Things creep up on you…

The Financial Times has published an article on the death of retail in the USA.  In addition to being an interesting read about the impact of technology on jobs, it also contains a great quote about the risk of not having a view over the horizon, and the boiling frog effect:

Wayne Wicker, chief investment officer of ICMA-RC, a pension fund for US public sector workers says “These things creep up on you, and suddenly you realise there’s trouble. That’s when people panic and run for the exit.”

I’m betting that senior teams in the companies mentioned in the article have been sitting in their comfortable paradigms for too long, and their own biases have been filtering signposts that may have helped anticipate what’s coming.

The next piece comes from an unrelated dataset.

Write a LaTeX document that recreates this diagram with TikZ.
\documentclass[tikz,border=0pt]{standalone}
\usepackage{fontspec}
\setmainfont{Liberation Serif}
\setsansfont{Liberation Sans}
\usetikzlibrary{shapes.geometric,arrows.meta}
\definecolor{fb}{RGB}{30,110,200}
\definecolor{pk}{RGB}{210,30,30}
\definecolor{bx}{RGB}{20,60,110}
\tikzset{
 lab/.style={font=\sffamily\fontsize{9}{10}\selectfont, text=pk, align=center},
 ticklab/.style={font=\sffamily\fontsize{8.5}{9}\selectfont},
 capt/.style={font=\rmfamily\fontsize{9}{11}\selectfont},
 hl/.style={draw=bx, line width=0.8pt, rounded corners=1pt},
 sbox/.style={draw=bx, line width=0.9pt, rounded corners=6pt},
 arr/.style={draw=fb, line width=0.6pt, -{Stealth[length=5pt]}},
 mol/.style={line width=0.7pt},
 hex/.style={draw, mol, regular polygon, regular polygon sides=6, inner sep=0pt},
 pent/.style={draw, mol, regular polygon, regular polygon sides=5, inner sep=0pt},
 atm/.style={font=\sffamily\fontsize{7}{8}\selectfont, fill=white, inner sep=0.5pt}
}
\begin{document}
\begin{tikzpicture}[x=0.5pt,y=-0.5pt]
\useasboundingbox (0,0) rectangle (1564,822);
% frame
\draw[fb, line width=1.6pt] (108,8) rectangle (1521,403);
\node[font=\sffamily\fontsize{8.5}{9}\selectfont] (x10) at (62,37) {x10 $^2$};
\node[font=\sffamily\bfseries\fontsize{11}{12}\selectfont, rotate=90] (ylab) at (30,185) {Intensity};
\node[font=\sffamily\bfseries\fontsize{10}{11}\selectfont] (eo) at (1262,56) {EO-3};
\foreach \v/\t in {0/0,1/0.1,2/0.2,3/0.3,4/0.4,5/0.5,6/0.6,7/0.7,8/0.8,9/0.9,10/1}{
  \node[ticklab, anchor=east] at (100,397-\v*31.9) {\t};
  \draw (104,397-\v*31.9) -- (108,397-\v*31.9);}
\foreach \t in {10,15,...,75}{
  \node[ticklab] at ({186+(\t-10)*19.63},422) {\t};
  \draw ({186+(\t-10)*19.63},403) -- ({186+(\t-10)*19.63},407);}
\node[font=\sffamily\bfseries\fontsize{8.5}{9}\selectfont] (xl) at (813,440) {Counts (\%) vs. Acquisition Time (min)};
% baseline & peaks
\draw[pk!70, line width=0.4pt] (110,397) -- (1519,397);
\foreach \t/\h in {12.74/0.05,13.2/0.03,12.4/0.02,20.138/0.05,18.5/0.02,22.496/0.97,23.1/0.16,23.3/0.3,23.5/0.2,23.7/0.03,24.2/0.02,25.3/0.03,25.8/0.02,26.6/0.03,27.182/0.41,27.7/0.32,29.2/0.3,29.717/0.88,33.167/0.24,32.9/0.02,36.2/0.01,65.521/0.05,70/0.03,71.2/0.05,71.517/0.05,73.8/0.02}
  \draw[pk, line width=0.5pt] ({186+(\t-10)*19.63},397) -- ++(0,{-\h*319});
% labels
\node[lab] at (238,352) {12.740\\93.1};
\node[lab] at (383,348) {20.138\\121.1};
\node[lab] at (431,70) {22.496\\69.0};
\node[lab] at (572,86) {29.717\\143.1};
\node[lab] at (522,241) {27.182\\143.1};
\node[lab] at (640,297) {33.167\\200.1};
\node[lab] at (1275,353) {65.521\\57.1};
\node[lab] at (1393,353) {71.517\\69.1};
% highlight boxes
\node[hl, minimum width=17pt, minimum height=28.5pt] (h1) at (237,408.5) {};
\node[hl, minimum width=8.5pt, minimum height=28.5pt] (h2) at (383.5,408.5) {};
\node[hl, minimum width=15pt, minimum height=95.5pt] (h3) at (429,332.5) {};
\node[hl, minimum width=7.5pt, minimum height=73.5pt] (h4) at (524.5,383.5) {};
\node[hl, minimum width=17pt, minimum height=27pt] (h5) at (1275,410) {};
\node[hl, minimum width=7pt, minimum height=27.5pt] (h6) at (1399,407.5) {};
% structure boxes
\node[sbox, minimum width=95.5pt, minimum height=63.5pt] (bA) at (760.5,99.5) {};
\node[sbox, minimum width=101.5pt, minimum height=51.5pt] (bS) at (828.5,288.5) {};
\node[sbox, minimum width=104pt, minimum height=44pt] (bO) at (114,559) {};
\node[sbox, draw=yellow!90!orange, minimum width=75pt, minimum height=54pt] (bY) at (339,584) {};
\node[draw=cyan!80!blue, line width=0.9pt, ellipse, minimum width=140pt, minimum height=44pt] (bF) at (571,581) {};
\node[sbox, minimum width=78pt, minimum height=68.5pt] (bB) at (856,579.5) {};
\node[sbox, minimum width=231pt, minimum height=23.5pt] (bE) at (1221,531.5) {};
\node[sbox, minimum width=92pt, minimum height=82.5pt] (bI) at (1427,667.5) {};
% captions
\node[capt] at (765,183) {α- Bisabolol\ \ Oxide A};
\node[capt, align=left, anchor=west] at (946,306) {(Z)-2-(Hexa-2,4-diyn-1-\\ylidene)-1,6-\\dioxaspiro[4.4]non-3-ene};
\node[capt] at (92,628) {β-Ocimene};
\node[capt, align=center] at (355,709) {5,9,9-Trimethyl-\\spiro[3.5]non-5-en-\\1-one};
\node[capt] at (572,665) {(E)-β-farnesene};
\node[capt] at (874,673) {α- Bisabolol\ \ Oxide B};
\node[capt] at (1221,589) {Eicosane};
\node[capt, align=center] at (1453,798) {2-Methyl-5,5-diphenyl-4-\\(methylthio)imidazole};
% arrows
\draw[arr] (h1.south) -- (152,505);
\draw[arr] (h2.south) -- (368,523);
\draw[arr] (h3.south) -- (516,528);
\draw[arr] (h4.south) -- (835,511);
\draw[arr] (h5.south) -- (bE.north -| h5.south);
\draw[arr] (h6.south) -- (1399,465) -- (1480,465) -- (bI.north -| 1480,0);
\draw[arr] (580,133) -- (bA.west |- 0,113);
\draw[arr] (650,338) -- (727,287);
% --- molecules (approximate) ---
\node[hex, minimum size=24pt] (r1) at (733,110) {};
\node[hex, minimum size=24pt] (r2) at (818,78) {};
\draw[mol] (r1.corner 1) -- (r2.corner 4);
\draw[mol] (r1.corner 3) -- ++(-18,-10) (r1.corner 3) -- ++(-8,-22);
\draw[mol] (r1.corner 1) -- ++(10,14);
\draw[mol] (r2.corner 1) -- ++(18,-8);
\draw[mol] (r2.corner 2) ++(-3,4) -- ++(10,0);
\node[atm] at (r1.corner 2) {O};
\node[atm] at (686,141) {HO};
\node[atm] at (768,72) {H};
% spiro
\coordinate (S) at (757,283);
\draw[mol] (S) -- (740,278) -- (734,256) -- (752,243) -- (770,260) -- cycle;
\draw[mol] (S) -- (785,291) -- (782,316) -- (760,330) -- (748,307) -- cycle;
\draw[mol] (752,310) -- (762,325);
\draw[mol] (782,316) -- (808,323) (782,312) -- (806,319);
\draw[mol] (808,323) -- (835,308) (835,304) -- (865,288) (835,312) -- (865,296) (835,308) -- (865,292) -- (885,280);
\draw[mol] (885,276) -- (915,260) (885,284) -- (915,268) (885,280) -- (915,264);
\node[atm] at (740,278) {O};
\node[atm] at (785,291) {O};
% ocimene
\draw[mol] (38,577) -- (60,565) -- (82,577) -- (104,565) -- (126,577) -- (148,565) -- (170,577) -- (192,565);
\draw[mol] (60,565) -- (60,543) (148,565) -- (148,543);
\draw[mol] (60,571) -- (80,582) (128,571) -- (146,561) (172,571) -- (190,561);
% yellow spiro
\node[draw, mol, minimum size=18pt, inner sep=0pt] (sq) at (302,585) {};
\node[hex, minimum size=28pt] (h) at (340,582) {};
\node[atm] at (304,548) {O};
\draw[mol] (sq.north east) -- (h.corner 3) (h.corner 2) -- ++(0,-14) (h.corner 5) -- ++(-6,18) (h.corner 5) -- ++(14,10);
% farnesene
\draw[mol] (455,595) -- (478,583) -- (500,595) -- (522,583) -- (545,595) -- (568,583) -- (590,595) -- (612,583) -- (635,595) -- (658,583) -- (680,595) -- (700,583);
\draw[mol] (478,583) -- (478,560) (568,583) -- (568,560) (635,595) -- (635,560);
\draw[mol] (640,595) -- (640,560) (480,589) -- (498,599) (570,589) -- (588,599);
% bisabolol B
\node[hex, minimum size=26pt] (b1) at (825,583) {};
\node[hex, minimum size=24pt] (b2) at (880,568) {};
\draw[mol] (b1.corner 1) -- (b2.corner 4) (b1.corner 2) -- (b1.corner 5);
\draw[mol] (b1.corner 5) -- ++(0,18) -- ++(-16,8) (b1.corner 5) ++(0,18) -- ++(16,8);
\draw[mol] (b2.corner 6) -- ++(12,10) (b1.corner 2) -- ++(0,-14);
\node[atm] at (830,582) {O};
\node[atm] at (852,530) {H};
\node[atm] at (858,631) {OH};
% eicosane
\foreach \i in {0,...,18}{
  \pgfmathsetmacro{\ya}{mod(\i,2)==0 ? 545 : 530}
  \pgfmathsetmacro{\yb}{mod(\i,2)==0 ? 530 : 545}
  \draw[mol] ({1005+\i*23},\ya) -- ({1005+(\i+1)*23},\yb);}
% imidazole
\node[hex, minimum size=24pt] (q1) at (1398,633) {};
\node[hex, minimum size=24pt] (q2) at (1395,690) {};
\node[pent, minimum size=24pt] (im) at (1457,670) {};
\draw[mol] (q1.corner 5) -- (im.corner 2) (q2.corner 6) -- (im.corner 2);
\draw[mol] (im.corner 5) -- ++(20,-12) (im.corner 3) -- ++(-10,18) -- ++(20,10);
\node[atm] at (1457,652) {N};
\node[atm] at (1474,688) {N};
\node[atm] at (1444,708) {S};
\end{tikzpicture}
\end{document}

Tools for thinking about the future

This HBR article from a couple of years ago has some good techniques for helping make better bets about how the future might evolve for a specific outcomes.  They would be useful when you’re at the pointy end of a scenario exercise, rather than at the start.  The entire piece is a worthwhile read, and my three main relevant takeaways can be summarised as:

  1. When estimating data points that may occur in the future, make three estimates – one high, one low, and then, by extension, one that falls in the middle.  The middle estimate is much more likely to be accurate.
  2. In a similar fashion, make two estimates about future data points, then take the average.  Note that it’s important to take a break between making the two estimates in order to avoid bias.
  3. Create a premortem i.e. imagine a future failure and then explain the cause.